Maybe using LDF instead of SPARQL would be an option?

@MichaelSchoenitzer Yes, it could definitely be an option as it is really quick, but again we have a limit issue : the number of triples returned is limited to 100 by request. So each request is fast, but we will have to do several dozens of them to get all the data we need, loosing a lot of time in network discussions. I've dug the subject a little bit but didn't see any way to configure this limit server-side, is there any ?

Hello, I'am thinking of an out-of-wikibase solution.

Given we want in a recording session to avoid duplicate either against the current speaker's already recorded items, or against the current language's already recorded items.

Given it is possible to automatically store and list these previously recorded items on either the current speaker's userspace, example : user:Yug/fra-recorded or user:Yug/fra-history. Or under the language's overall history under /fra-history.

Isn't it an viable option to use server side approach of [[ http://man7.org/linux/man-pages/man1/sort.1.html | sort -u ]] to sort and uniquify both the history and then the ongoing session's words, then [[ http://man7.org/linux/man-pages/man1/comm.1.html | shell command comm ]] to compare them and return the one never recorded :

comm - compare two sorted files line by line.
Compare sorted files FILE1 and FILE2 line by line.
With no options, produce three-column output.  Column one contains
lines unique to FILE1, column two contains lines unique to FILE2, and
column three contains lines common to both files.

@Yug the real issue here is not the way to compare history and current session, it is how to get efficiently (= in a way that will handle nicely a load rise) the recording history of a speaker. Storing everything in a wikipage is a good idea, but (as I said in my first comment), it will produce many edge-cases and desyncs to manage. For example, during a recording session, if we save the history page before sending the files to Commons and a crash occurs, we would end up with words in the history that arn't on Commons. And reverse, if we save the history page after sending the files to Commons and a crash occurs, we would have files on Commons that arn't in the history.

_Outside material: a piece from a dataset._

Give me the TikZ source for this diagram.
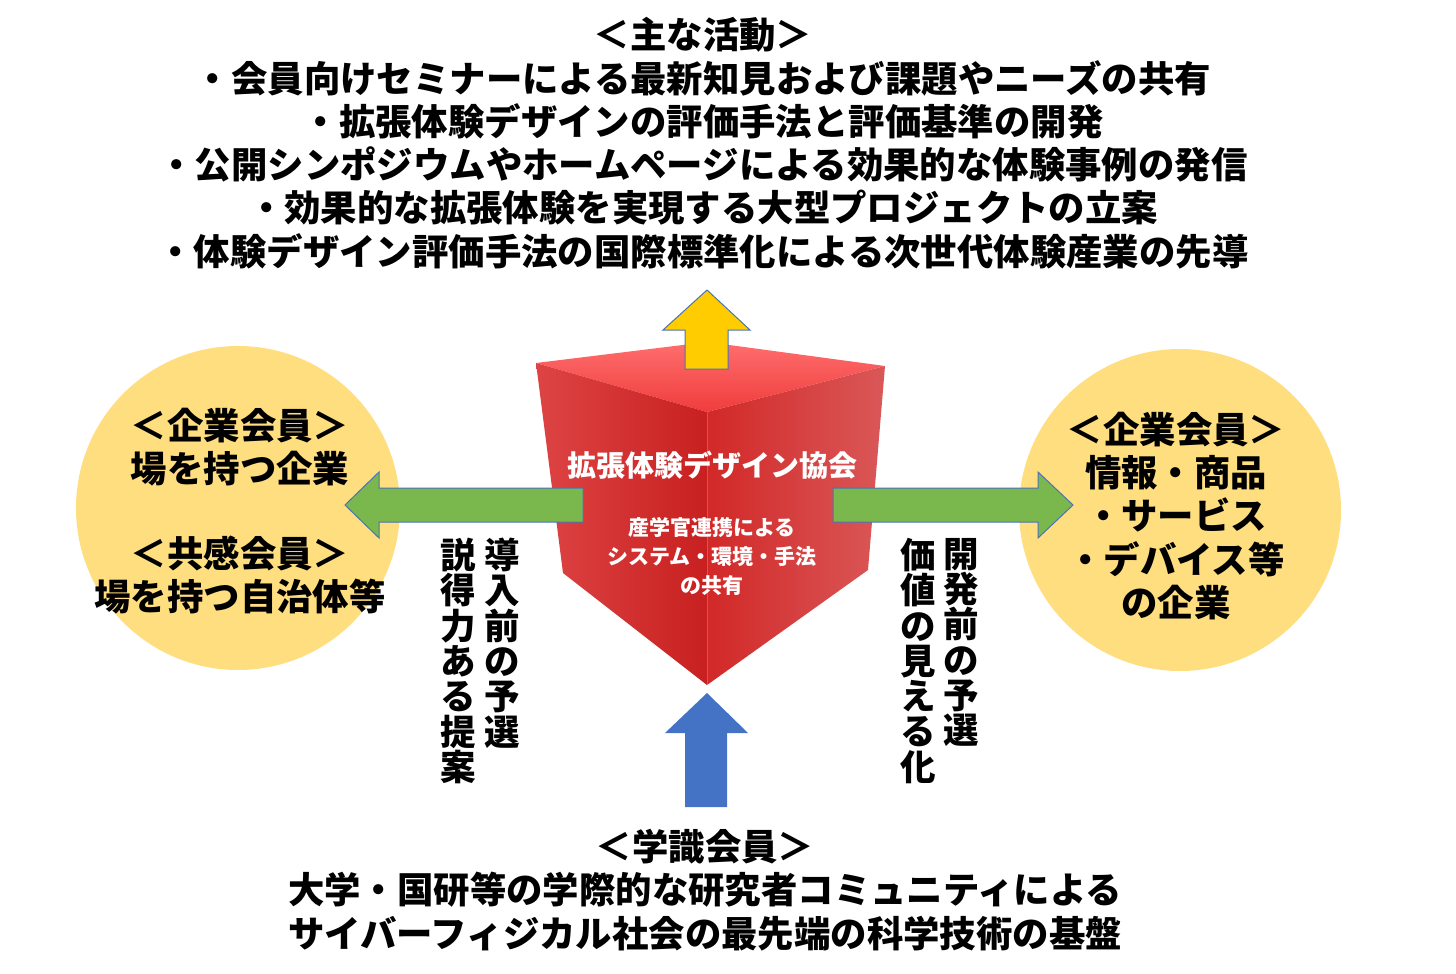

tl;dr: A new API endpoint which runs a tricky MySQL query on the database should do the work.

I spend the whole day yesterday thinking about how to implement this feature efficiently and benchmark potential solutions, and I could have found a good way to do it.
I didn't mention in my first comment the possibility to request directly our database. This is because wikibase items are stored serialized in the text table (which is a particularly large table), so we should have done some regex search on it, which took on average 14s to run during my tests. This is really bad and could endangered the whole database.
But I just come up with a new idea: Contrary to Wikidata, the datastructure of LinguaLibre's items is fixed. If a language item is used on the item of an audio recording, it will always be with the P4 (language) property. Same apply for the speakers. Knowing this, we can use the pagelinks table to get all items which have both a link to a specific language item and a specific speaker item; but also the wb_terms table to retrieve the label of an item (which for audio recordings is it's transcription). And after tests, this took only ~50ms.

SELECT page.page_title, wb_terms.term_text
FROM pagelinks
INNER JOIN page on page.page_id = pl_from
INNER JOIN wb_terms on page.page_title = wb_terms.term_full_entity_id
WHERE
    pagelinks.pl_from_namespace = 0
    AND pagelinks.pl_namespace = 0
    AND pagelinks.pl_title = "Q42" -- the speaker's Qid
    AND pagelinks.pl_from IN (select pl_from from pagelinks WHERE pl_from_namespace = 0 AND pl_namespace = 0 AND pagelinks.pl_title = "Q21") -- the language's Qid
    AND wb_terms.term_type = "label"

(I'm aware of T221764, but that will only be a small change to do at the version switch)

I can now build a new Mediaiki action API endpoint that will handle this MySQL query, integrate it in the RecordWizard, and we should be done!

0x010C claimed this task.

Done in the commits dc6538b5, d3571387 and 39ca9e92.